The utsavamurthi (ಉತ್ಸವ ಮೂರ್ತಿ), a metal idol sculpture used for processions and certain religious rituals, represents the deity Cheluvanarayana Swamy. According to the legend, this metallic figure was once lost, but was recovered by Sri Ramanujacharya. The annual report of the Mysore Archaeological Department states that based on the strength of epigraphic evidence, the presiding deity of this temple was already a well-known object of worship even before Sri Ramanujacharya was worshiped at the shrine during the December 1098 CE period. This was also before Sri Ramanujacharya ventured to the Mysore region where he most likely would have used his influence to rebuild or renovate the temple.
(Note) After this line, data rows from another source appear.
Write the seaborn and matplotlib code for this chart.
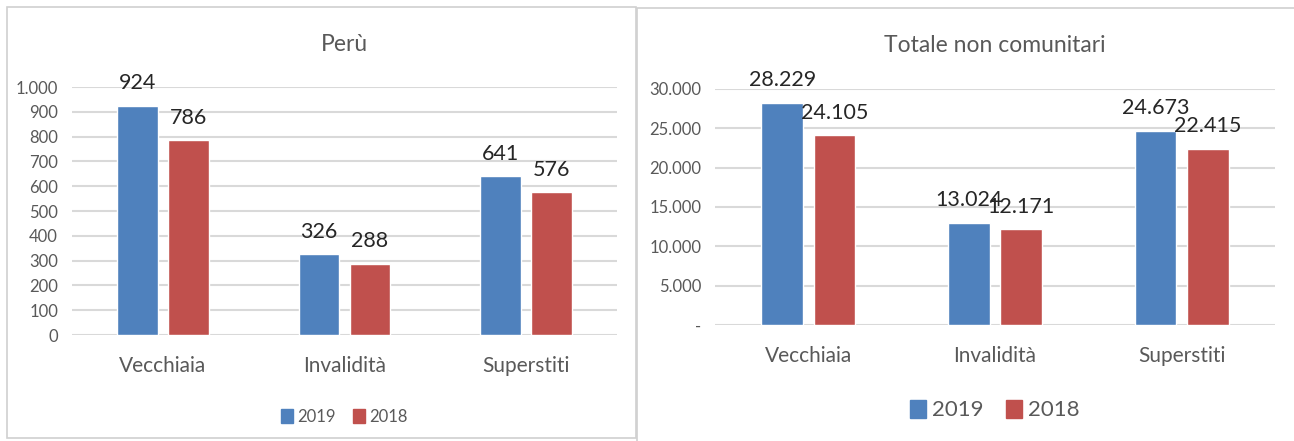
import pandas as pd
import seaborn as sns
import matplotlib.pyplot as plt
from matplotlib.patches import Rectangle

categorie = ['Vecchiaia', 'Invalidità', 'Superstiti']
anni = ['2019', '2018']
peru_2019 = [924, 326, 641]
peru_2018 = [786, 288, 576]
totale_2019 = [28229, 13024, 24673]
totale_2018 = [24105, 12171, 22415]

colori = {'2019': '#4F81BD', '2018': '#C0504D'}
grigio_testo = '#595959'
grigio_griglia = '#D9D9D9'

sns.set_style('white')
plt.rcParams['font.family'] = ['Lato', 'DejaVu Sans']


def fmt(v):
    # separatore delle migliaia all'italiana
    if v == 0:
        return '-'
    return f'{int(v):,}'.replace(',', '.')


def make_df(v2019, v2018):
    return pd.DataFrame({
        'categoria': categorie * 2,
        'anno': ['2019'] * 3 + ['2018'] * 3,
        'valore': v2019 + v2018,
    })


fig = plt.figure(figsize=(12.94, 4.41), dpi=100)

# cornici dei due grafici
fig.patches.append(Rectangle((7 / 1294, 3 / 441), 629 / 1294, 431 / 441,
                             transform=fig.transFigure, fill=False,
                             edgecolor='#D0D0D0', lw=1.2))
fig.patches.append(Rectangle((637 / 1294, -0.01), 0.6, 1 - 8 / 441 + 0.01,
                             transform=fig.transFigure, fill=False,
                             edgecolor='#D0D0D0', lw=1.2))


def draw(ax, df, title, ymax, step, zero_label, leg_fs, leg_y, title_y):
    sns.barplot(data=df, x='categoria', y='valore', hue='anno', hue_order=anni,
                palette=colori, width=0.56, gap=0.2, saturation=1, ax=ax,
                legend=False)
    ax.set_ylim(0, ymax)
    ax.set_xlim(-0.5, 2.5)
    ticks = list(range(0, ymax + 1, step))
    ax.set_yticks(ticks)
    ax.set_yticklabels([fmt(t) if t else zero_label for t in ticks],
                       color=grigio_testo, fontsize=12)
    ax.set_xticks(range(3))
    ax.set_xticklabels(categorie, color=grigio_testo, fontsize=15)
    ax.tick_params(axis='y', length=0, pad=10)
    ax.tick_params(axis='x', length=0, pad=15)
    ax.yaxis.grid(True, color=grigio_griglia, lw=1.5)
    ax.set_axisbelow(True)
    for s in ax.spines.values():
        s.set_visible(False)
    ax.set_xlabel('')
    ax.set_ylabel('')
    for cont in ax.containers:
        ax.bar_label(cont, labels=[fmt(v) for v in cont.datavalues],
                     padding=9, fontsize=15.5, color='#262626')
    ax.text(0.5, title_y, title, transform=ax.transAxes, ha='center',
            va='center', fontsize=16.5, color=grigio_testo)
    handles = [Rectangle((0, 0), 1, 1, color=colori[a]) for a in anni]
    ax.legend(handles, anni, loc='center', bbox_to_anchor=(0.5, leg_y),
              ncol=2, frameon=False, fontsize=leg_fs, handlelength=0.7,
              handleheight=0.9, handletextpad=0.3, columnspacing=1.0,
              labelcolor=grigio_testo)


ax1 = fig.add_axes([72 / 1294, 1 - 335 / 441, 545 / 1294, 248 / 441])
draw(ax1, make_df(peru_2019, peru_2018), 'Perù', 1000, 100, '0',
     12, -0.33, 1.17)

ax2 = fig.add_axes([715 / 1294, 1 - 325 / 441, 560 / 1294, 236 / 441])
draw(ax2, make_df(totale_2019, totale_2018), 'Totale non comunitari', 30000,
     5000, '-', 16, -0.36, 1.186)

fig.savefig('out.png', dpi=100)
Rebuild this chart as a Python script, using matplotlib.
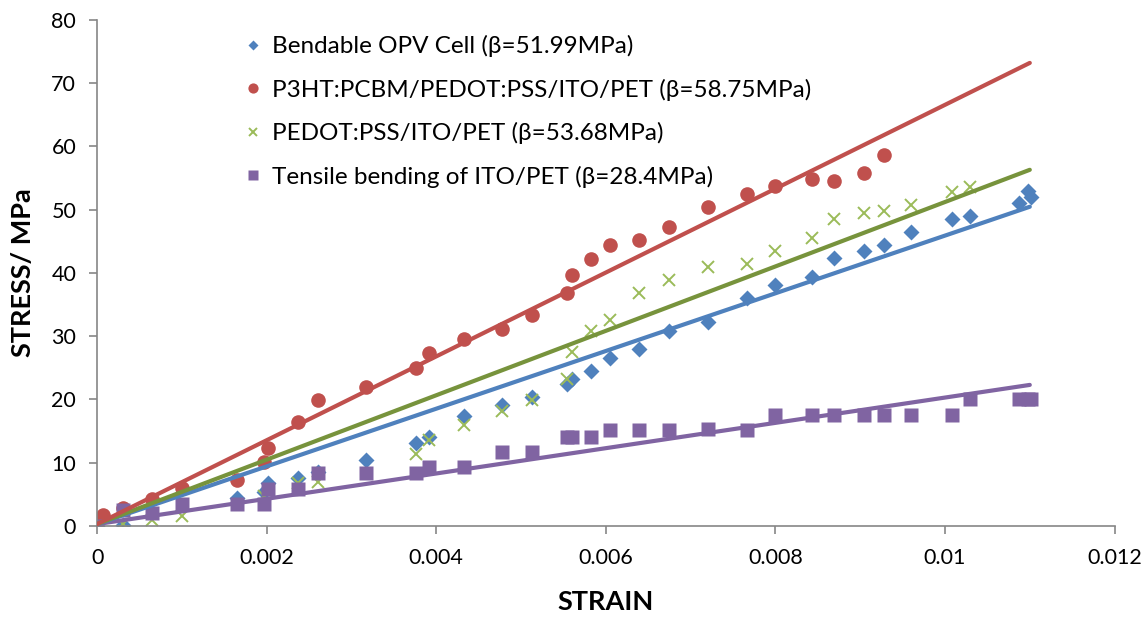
import matplotlib
matplotlib.use("Agg")
import matplotlib.pyplot as plt
import numpy as np

plt.rcParams["font.family"] = ["Lato", "DejaVu Sans"]

# colours (Excel 2007 palette)
c_blue, c_red, c_green, c_purple = "#4F81BD", "#C0504D", "#9BBB59", "#8064A2"
c_green_line = "#77933C"
c_axis = "#868686"

# --- data ---
opv_x = [0, 0.0003, 0.00165, 0.00197, 0.00202, 0.00237, 0.0026, 0.00317, 0.00376, 0.00391,
         0.00433, 0.00478, 0.00513, 0.00554, 0.0056, 0.00582, 0.00605, 0.00639, 0.00674, 0.0072,
         0.00766, 0.008, 0.00843, 0.00869, 0.00904, 0.00928, 0.0096, 0.01008, 0.0103, 0.01087,
         0.01098, 0.01101]
opv_y = [0, 0.2, 4.5, 5.4, 6.8, 7.6, 8.6, 10.5, 13.1, 14.0,
         17.4, 19.1, 20.4, 22.4, 23.2, 24.5, 26.6, 27.9, 30.9, 32.2,
         36.0, 38.1, 39.4, 42.4, 43.4, 44.4, 46.5, 48.6, 49.0, 51.1,
         52.9, 52.0]

p3ht_x = [0.00007, 0.0003, 0.00065, 0.001, 0.00165, 0.00197, 0.00202, 0.00237, 0.0026, 0.00317,
          0.00376, 0.00391, 0.00433, 0.00478, 0.00513, 0.00554, 0.0056, 0.00582, 0.00605, 0.00639,
          0.00674, 0.0072, 0.00766, 0.008, 0.00843, 0.00869, 0.00904, 0.00928]
p3ht_y = [1.7, 2.9, 4.3, 6.0, 7.2, 10.1, 12.3, 16.4, 19.9, 22.0,
          25.0, 27.4, 29.6, 31.2, 33.4, 36.8, 39.7, 42.2, 44.4, 45.2,
          47.3, 50.4, 52.4, 53.7, 54.9, 54.5, 55.8, 58.7]

pedot_x = [0, 0.0003, 0.00065, 0.001, 0.00197, 0.00237, 0.0026, 0.00376, 0.00391, 0.00433,
           0.00478, 0.00513, 0.00554, 0.0056, 0.00582, 0.00605, 0.00639, 0.00674, 0.0072, 0.00766,
           0.008, 0.00843, 0.00869, 0.00904, 0.00928, 0.0096, 0.01008, 0.0103]
pedot_y = [0, 0.3, 1.0, 1.6, 4.8, 6.8, 7.0, 11.4, 13.6, 16.0,
           18.1, 19.9, 23.2, 27.5, 30.8, 32.5, 36.8, 38.9, 41.0, 41.4,
           43.5, 45.6, 48.6, 49.5, 49.8, 50.7, 52.8, 53.6]

ito_x = [0, 0.0003, 0.00065, 0.001, 0.00165, 0.00197, 0.00202, 0.00237, 0.0026, 0.00317,
         0.00376, 0.00391, 0.00433, 0.00478, 0.00513, 0.00554, 0.0056, 0.00582, 0.00605, 0.00639,
         0.00674, 0.0072, 0.00766, 0.008, 0.00843, 0.00869, 0.00904, 0.00928, 0.0096, 0.01008,
         0.0103, 0.01087, 0.01098, 0.01101]
ito_y = [0, 2.6, 2.1, 3.4, 3.5, 3.5, 5.9, 5.9, 8.3, 8.3,
         8.3, 9.3, 9.4, 11.7, 11.7, 14.1, 14.1, 14.1, 15.2, 15.2,
         15.2, 15.3, 15.2, 17.6, 17.6, 17.6, 17.6, 17.6, 17.6, 17.6,
         20.0, 20.0, 20.0, 20.0]

# linear trendlines: slope (MPa per unit strain), intercept (MPa)
fit_slope = {"opv": 4560, "p3ht": 6627, "pedot": 5091, "ito": 2000}
fit_intercept = {"opv": 0.3, "p3ht": 0.3, "pedot": 0.3, "ito": 0.3}
fit_range = [0, 0.011]

labels = {
    "opv": "Bendable OPV Cell (β=51.99MPa)",
    "p3ht": "P3HT:PCBM/PEDOT:PSS/ITO/PET (β=58.75MPa)",
    "pedot": "PEDOT:PSS/ITO/PET (β=53.68MPa)",
    "ito": "Tensile bending of ITO/PET (β=28.4MPa)",
}

x_ticks = [0, 0.002, 0.004, 0.006, 0.008, 0.01, 0.012]
y_ticks = [0, 10, 20, 30, 40, 50, 60, 70, 80]

fig = plt.figure(figsize=(11.42, 6.21), dpi=100)
ax = fig.add_axes([0.085, 0.153, 0.891, 0.815])

# trendlines
xf = np.array(fit_range)
line_col = {"opv": c_blue, "p3ht": c_red, "pedot": c_green_line, "ito": c_purple}
for key in ["ito", "opv", "pedot", "p3ht"]:
    ax.plot(xf, fit_intercept[key] + fit_slope[key] * xf, c=line_col[key], lw=3,
            solid_capstyle="round", zorder=3)

# markers
h1, = ax.plot(opv_x, opv_y, ls="none", marker="D", ms=8, c=c_blue, mec="none", label=labels["opv"], zorder=2)
h2, = ax.plot(p3ht_x, p3ht_y, ls="none", marker="o", ms=10.5, c=c_red, mec="none", label=labels["p3ht"], zorder=2)
h3, = ax.plot(pedot_x, pedot_y, ls="none", marker="x", ms=8.5, mew=1.4, c=c_green, label=labels["pedot"], zorder=2)
h4, = ax.plot(ito_x, ito_y, ls="none", marker="s", ms=9.5, c=c_purple, mec="none", label=labels["ito"], zorder=2)

ax.set_xlim(0, 0.012)
ax.set_ylim(0, 80)
ax.set_xticks(x_ticks)
ax.set_xticklabels([f"{v:g}" for v in x_ticks])
ax.set_yticks(y_ticks)
ax.tick_params(axis="both", labelsize=15.5, color=c_axis, length=6, width=1.2, direction="out")
ax.tick_params(axis="x", pad=10)
ax.tick_params(axis="y", pad=9)

for s in ["top", "right"]:
    ax.spines[s].set_visible(False)
for s in ["left", "bottom"]:
    ax.spines[s].set_color(c_axis)
    ax.spines[s].set_linewidth(1.2)

ax.set_xlabel("STRAIN", fontsize=19.5, fontweight="bold", labelpad=16)
ax.set_ylabel("STRESS/ MPa", fontsize=19.5, fontweight="bold", labelpad=12)

leg = ax.legend(handles=[h1, h2, h3, h4], loc="upper left", bbox_to_anchor=(0.122, 1.013),
                frameon=False, fontsize=17.5, markerscale=0.7, handlelength=0.8,
                handletextpad=0.4, labelspacing=0.88)

fig.savefig("out.png", dpi=100)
From the lithic records of the period, the existence of Tamil influence and Vaishnava worship are also evident.

==Endowments==
The temples has rich endowments received from various ruling Mysore kings. The Rajamudi, the crown studded with stones was presented by Mysore king Wodeyar (1578 - 1617CE). Tipu Sultan is believed to have donated elephants and Nagari to the temple. The Mysore king Krishnaraja Wodeyar (1799 - 1831 CE) has donated a crown set with precious jewels known as Krishnarajamudi. There is a third crown set studded with diamond known as Vairamudi. All these are used to decorate the processional deity during temple festivals. All three crowns are kept in the custody of the government and are brought to the temple on a specific annual occasion to adorn the image of Cheluvanarayana Swamy.